A TRIP TO NEW YORK CITY is, for me, a theater-going event. Because I work as a theater critic in the Albany area, I rarely pay for a ticket here. But my critical reach doesn’t make it to Manhattan.
“Gatz” is returning to the New York’s Public Theater, and I’d love to take my wife and daughter to the show. It’s a marathon reading/performance of The Great Gatsby by an innovative, Brooklyn-based theater company called Elevator Repair Service. During the course of the six-hour (plus intermissions) show, you hear every word of the book, and the framing device is such that you’re drawn, deeply and unexpectedly, into the action.
I saw it performed, closer to home, in 2008, at Troy’s EMPAC, a young performing arts center on the campus of RPI. I was comped in. I was dazzled. But for the three of us to see it in New York, I’d have to pony up close to $600. I’m afraid we’ll have to see what discounts TDF is offering or take potluck with the TKTS board.
And we’ll find no lack of other options. From the high-profile events profiled in the glossy mags to the handbill-listed one-offs, New York City can slake any thirst for the arts. As an audience member, it remains for me the cultural capital of the country. As an artist, I can’t shake the notion that a warm reception there has to be the pinnacle of public success.
I’m sure my belief is born of proximity. I grew up in its suburbs, and made the not-too-difficult sacrifice of many a schoolday to a furtive bus trip down and back to take in a concert or show. Had I been raised near Boston or Chicago, I’m sure I’d feel the appropriate partisanship – but those cities (and all other cities) lack the glorious cluster of theaters on 46th Street, the haphazard but promising array of theaters makeshift or otherwise south of 14th Street, the clamor of streetside performances, the astonishing energy of artists who have thrown themselves into this high-pressure, over-priced incubator.

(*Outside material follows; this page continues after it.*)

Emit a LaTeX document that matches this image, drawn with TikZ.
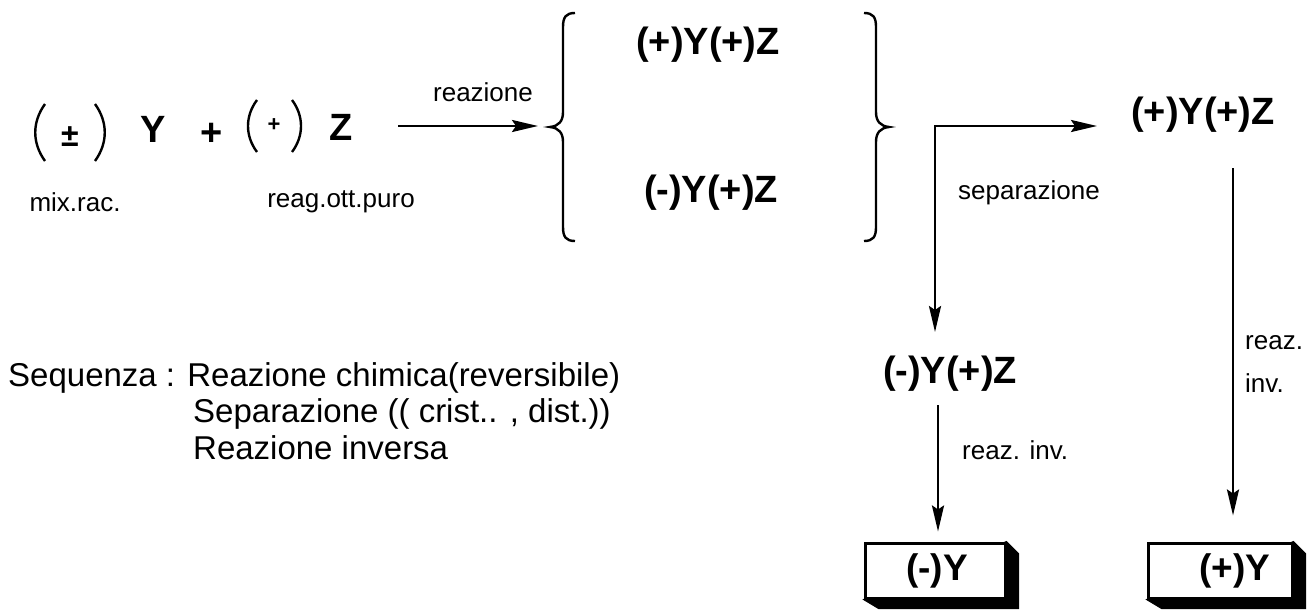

An energy exemplified by a subway ride I took in the summer of 2009, when I lived for five weeks in the city to produce NY Fringe Festival performances of my play “Mr. Sensitivity.” I was returning to my sublet in Astoria after a day’s rehearsal. I’d stayed in town late to see a show. The car I rode was nearly empty, making it easy to eavesdrop on the conversation of the three people across from me, all looking to be in their mid 20s. It was a brainstorming session about a production of “Medea” they aspired to mount, and the ideas that flew back and forth were eager and exciting. They spoke of their great belief in the material and they considered a number of strategies with which to enhance it. Behind it, of course, lurks the city’s jackpot lure: Someone very influential is going to see this, and celebrate my genius.
“Gatz,” for example, was born in Brooklyn, but traveled the world for a couple of years starting in 2006 while the company wrestled with the Fitzgerald estate. It played in Chicago in 2008 before stopping in Troy, and, after a trip to Australia, had a run of performances near Boston in early 2010. It first landed at New York’s Public Theater in late 2010, where it got the smash Ben Brantley review that assured its success. Following the current run at the Public, it moves to London’s West End.
During the welcome meeting at the NY Fringe Festival in which my play had its run, we were reminded over and over not to expect the kind of freak lightning that hit “Urinetown” nine years earlier, propelling it into Off-Broadway and then Broadway houses. But who among us wasn’t hoping? “Urinetown” creators Greg Kotis and Mark Hollmann had plenty of trouble finding development venues for their play, and even getting the Fringe production together was an act of madness and will.
Creative development is taking place in communities across the country, wherever creative folks can gather. Here in the Albany area, there’s no shortage of people pooling their talents and taking advantage of performance spaces to share their creative visions. During a visit to Minneapolis some years ago, I was astonished at the number of outlets for music and theater and dance and, I’m sure, disciplines to which I don’t pay as much attention.
“It’s because of the way the colleges and the local businesses work together,” a friend who lived there explained. “The smarter businesses know it’s important to cultivate the arts, and the colleges are where it’s happening.” And, he pointed out, not everyone making art there aspired to hit New York.
Fair enough, although I noticed that most of the plays being presented there by LORT-level theaters had originated on or near Broadway. I’m sure that New York will continue to be the place where the Ultimate Artistic Blessings are bestowed, but I believe that ever-worsening economics, combined with the contempt for the arts (and for education) shown by so-called conservative politicians, are making it more crucial than ever to find or create your own incubator, to come up with your own “Gatz.” Celebrate yourself locally, where tickets also are generally cheaper. And if you make it to New York, please save me an aisle seat.